A revolt of the peasants threatened with loss of their land to the moneylenders, took place in the Punjab in the last decade of the mowfeenth century. To ease the situation, the Government enacted the Punjab Alienation Act in 1902-03. During the time of Lord Curzon the resolution of the Government of India of Land Revenue Policy was adopted, aiming at protecting the tenants from the heavy pressure of the demands of the Zamindars.

The Indian Congress did not lay much for peasants’ relief as it did on the Indian industrialists. In 1917, Gandhi led the Champaran peasants’ movement in Bihar. This is where he utilized his Satyagraha method.

The Moplah Rebellion of 1922 had both communal and economic roots. The economic discontent of the Moplahs, who were mainly Muslim agriculturists intensely exploited by the Nambudris who were Brahmin landlords in Malabar, was canalised by the Muslim communalists into communal channels with the result that a revolt, predominantly economic in content but religious in form, broke out, leading to tragic loss of life and property.

It frequently happened in India, where the Hindus were landlords and the Muslims were peasants. Often due to instigation of communalists economic class conflict between them assumed communal forms.

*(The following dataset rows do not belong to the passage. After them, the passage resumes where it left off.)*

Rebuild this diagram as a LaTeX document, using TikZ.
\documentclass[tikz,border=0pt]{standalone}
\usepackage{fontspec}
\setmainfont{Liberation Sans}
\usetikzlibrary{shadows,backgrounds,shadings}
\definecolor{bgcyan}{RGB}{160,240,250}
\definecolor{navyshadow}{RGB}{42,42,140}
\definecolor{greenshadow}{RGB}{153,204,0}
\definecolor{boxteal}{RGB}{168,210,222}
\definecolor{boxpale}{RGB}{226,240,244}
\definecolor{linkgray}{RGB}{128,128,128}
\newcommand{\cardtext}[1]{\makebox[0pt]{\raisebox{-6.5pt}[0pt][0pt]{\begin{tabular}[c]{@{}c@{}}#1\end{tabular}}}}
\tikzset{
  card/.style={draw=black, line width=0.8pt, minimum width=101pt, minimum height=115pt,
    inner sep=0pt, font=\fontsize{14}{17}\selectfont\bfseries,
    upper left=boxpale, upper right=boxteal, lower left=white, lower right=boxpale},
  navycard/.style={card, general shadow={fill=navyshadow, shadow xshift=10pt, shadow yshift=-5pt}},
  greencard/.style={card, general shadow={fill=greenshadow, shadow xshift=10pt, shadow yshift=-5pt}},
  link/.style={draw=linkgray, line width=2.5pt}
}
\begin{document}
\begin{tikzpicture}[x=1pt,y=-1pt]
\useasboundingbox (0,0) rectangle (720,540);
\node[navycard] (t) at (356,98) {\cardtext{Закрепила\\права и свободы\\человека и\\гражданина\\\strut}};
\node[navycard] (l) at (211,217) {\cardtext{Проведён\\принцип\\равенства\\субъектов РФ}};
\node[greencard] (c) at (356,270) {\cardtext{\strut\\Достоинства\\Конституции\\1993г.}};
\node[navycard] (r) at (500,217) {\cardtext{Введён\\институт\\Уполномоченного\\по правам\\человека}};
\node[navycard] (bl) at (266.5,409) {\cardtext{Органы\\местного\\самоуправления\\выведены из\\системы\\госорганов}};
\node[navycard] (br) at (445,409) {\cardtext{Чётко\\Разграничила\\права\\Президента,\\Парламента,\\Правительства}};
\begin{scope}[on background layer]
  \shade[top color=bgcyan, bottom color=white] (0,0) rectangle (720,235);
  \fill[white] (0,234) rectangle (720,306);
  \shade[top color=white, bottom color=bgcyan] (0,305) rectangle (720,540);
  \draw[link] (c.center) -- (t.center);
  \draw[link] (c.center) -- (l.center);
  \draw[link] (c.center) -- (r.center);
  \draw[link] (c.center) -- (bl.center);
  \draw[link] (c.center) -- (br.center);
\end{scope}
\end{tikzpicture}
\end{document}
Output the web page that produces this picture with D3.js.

Ryots’ association and agricultural and labour unions were formed in Andhra in 1923. Kisan Sabhas were started in some parts of the Punjab, Bengal and Uttar Pradesh in 1926-27. In 1928, representatives of the Uttar Pradesh and Bihar Kisan Sabhas presented a memorandum to the All Parties Conference presided over by Nehru, which embodied such demands as universal franchise, fundamental democratic rights and national independence.